**RECORDED DATA:**
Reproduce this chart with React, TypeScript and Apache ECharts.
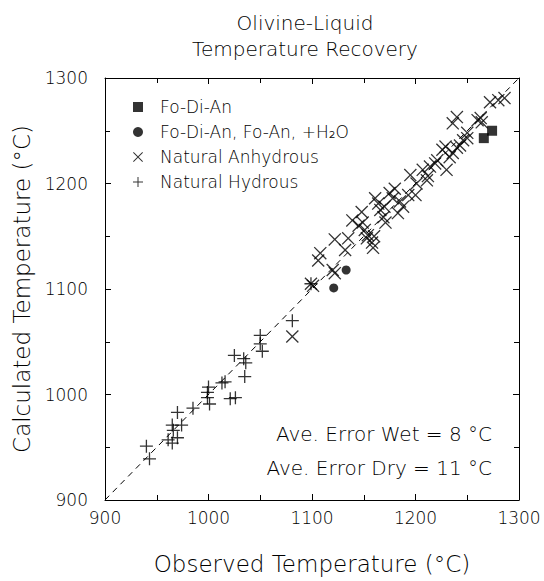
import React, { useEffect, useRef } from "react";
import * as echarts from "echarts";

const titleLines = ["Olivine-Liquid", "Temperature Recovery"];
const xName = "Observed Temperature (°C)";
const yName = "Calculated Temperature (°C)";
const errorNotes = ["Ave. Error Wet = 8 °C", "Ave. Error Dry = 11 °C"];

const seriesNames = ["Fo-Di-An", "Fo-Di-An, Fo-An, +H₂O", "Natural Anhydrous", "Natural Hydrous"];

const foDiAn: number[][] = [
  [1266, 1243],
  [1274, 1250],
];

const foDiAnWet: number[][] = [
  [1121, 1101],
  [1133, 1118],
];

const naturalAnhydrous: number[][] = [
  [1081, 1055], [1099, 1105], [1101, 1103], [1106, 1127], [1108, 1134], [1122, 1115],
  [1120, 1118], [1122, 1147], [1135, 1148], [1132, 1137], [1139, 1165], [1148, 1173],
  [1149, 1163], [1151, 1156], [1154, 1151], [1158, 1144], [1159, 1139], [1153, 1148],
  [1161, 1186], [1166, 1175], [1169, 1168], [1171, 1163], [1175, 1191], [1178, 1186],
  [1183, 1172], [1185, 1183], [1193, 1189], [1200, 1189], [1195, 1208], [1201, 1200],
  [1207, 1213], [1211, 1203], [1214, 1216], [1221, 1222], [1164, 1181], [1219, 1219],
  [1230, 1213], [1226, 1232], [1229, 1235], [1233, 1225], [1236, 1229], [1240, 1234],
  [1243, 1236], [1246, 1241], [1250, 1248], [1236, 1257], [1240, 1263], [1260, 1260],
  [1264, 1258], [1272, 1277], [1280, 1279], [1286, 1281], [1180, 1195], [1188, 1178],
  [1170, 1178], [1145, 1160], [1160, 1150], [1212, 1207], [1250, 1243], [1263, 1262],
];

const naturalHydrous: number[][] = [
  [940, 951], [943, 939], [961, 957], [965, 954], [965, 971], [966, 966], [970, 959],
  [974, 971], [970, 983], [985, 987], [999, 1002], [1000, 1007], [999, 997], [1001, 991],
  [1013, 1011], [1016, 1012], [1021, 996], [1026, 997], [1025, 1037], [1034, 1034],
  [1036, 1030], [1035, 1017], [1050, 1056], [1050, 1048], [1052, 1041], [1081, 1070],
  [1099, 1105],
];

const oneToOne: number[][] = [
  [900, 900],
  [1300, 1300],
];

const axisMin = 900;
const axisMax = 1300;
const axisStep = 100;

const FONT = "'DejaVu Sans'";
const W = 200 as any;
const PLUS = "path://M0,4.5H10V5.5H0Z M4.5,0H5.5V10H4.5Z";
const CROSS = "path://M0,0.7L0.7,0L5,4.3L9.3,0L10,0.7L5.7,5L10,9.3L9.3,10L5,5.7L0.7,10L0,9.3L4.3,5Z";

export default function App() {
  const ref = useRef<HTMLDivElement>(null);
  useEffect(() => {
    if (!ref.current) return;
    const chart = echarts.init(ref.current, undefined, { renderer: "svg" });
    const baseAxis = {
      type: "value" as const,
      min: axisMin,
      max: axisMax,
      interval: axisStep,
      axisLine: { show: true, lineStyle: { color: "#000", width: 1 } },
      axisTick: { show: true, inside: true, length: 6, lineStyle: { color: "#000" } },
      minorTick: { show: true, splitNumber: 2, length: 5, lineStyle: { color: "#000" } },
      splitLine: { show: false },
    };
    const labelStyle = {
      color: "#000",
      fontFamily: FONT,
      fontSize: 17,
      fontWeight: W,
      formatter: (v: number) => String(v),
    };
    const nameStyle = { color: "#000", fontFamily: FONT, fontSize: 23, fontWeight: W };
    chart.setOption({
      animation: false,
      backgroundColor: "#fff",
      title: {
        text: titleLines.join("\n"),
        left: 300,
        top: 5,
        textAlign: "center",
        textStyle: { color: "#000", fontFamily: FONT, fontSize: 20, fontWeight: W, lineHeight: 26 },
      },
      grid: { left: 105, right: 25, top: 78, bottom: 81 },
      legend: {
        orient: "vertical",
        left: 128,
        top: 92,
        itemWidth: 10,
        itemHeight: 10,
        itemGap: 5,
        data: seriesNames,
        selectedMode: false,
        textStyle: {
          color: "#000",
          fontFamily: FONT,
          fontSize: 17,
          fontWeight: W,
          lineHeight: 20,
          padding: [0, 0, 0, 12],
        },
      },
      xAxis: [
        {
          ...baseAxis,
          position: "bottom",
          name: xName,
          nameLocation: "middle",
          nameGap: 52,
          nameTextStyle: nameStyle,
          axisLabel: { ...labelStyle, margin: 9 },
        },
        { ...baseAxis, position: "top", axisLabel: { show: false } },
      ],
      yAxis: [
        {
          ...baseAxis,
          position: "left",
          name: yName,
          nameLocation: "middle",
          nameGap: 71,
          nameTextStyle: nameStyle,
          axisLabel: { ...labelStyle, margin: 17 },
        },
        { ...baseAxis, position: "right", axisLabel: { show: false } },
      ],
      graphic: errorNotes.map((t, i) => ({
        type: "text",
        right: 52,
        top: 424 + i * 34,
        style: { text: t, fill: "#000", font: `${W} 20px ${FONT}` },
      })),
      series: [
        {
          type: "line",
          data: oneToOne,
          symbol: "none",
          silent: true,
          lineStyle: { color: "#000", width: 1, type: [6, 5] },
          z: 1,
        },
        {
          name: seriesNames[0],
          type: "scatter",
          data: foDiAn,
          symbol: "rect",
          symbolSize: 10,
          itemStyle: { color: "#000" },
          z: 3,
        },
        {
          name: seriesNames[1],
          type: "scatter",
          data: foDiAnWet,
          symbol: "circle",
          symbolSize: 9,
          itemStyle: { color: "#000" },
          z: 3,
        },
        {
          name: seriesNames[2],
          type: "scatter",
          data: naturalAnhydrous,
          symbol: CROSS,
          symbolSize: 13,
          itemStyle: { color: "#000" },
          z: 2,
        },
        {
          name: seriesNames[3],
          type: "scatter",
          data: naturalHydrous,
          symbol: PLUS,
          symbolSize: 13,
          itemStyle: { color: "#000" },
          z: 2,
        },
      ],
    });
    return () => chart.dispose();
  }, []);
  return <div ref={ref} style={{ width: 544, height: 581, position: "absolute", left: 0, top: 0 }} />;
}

**INSTRUCTION:** Repeat only the lines from the beginning of the material through the line containing "import * as", both ends kept, leaving pictures out.

**WRITTEN ANSWER:**
Reproduce this chart with React, TypeScript and Apache ECharts.
import React, { useEffect, useRef } from "react";
import * as echarts from "echarts";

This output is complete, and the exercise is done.